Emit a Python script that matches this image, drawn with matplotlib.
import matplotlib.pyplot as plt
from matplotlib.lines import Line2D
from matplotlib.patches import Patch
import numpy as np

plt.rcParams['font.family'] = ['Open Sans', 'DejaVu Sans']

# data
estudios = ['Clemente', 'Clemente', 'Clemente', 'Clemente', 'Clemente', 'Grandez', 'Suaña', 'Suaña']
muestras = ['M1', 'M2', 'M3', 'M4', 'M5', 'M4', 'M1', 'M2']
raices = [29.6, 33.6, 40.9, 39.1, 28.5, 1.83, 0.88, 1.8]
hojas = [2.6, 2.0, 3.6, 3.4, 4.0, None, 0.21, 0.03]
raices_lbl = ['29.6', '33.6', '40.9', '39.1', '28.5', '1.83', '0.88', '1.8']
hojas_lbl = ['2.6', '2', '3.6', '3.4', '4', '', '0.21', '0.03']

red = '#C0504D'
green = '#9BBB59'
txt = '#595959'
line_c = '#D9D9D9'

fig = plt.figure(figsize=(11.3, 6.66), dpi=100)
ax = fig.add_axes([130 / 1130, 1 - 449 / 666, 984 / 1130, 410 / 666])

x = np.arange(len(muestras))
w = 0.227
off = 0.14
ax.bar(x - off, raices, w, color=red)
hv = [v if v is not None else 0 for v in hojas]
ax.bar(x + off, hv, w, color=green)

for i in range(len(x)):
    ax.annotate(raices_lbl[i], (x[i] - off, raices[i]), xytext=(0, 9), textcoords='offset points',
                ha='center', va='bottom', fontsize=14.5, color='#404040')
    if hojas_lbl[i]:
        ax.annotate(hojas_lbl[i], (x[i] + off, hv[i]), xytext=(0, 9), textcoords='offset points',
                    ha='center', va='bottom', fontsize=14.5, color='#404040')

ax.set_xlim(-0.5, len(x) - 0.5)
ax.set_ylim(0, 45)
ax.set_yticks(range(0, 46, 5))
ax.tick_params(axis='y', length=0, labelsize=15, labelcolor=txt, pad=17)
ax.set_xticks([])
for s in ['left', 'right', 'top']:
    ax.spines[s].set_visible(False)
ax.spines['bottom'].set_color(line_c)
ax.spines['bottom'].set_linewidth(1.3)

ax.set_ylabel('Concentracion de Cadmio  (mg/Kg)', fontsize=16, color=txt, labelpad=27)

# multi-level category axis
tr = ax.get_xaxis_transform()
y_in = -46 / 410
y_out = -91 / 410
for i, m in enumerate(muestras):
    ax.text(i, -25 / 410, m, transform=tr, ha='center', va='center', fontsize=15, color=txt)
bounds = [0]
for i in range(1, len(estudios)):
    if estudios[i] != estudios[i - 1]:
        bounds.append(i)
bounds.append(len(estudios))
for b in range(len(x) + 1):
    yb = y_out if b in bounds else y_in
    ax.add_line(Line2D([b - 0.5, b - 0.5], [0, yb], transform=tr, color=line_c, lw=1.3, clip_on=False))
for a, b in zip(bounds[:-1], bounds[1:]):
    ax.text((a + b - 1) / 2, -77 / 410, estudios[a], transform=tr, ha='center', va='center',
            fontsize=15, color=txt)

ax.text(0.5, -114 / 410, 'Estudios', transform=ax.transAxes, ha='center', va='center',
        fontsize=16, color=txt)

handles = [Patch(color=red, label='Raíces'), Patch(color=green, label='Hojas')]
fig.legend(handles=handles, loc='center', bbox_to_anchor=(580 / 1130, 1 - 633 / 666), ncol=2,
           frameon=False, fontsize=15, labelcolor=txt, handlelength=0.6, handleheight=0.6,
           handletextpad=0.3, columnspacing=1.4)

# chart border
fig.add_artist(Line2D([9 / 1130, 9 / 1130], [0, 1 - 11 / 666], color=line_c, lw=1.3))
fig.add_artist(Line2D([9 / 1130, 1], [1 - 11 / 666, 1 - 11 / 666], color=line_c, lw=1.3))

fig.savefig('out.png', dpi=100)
★ ★ ★ ★ ★
Copy exactly the lines that run from the first line of the data to the line containing "line_c = '#D9D9D9'", please, with both ends included and nothing else.

Emit a Python script that matches this image, drawn with matplotlib.
import matplotlib.pyplot as plt
from matplotlib.lines import Line2D
from matplotlib.patches import Patch
import numpy as np

plt.rcParams['font.family'] = ['Open Sans', 'DejaVu Sans']

# data
estudios = ['Clemente', 'Clemente', 'Clemente', 'Clemente', 'Clemente', 'Grandez', 'Suaña', 'Suaña']
muestras = ['M1', 'M2', 'M3', 'M4', 'M5', 'M4', 'M1', 'M2']
raices = [29.6, 33.6, 40.9, 39.1, 28.5, 1.83, 0.88, 1.8]
hojas = [2.6, 2.0, 3.6, 3.4, 4.0, None, 0.21, 0.03]
raices_lbl = ['29.6', '33.6', '40.9', '39.1', '28.5', '1.83', '0.88', '1.8']
hojas_lbl = ['2.6', '2', '3.6', '3.4', '4', '', '0.21', '0.03']

red = '#C0504D'
green = '#9BBB59'
txt = '#595959'
line_c = '#D9D9D9'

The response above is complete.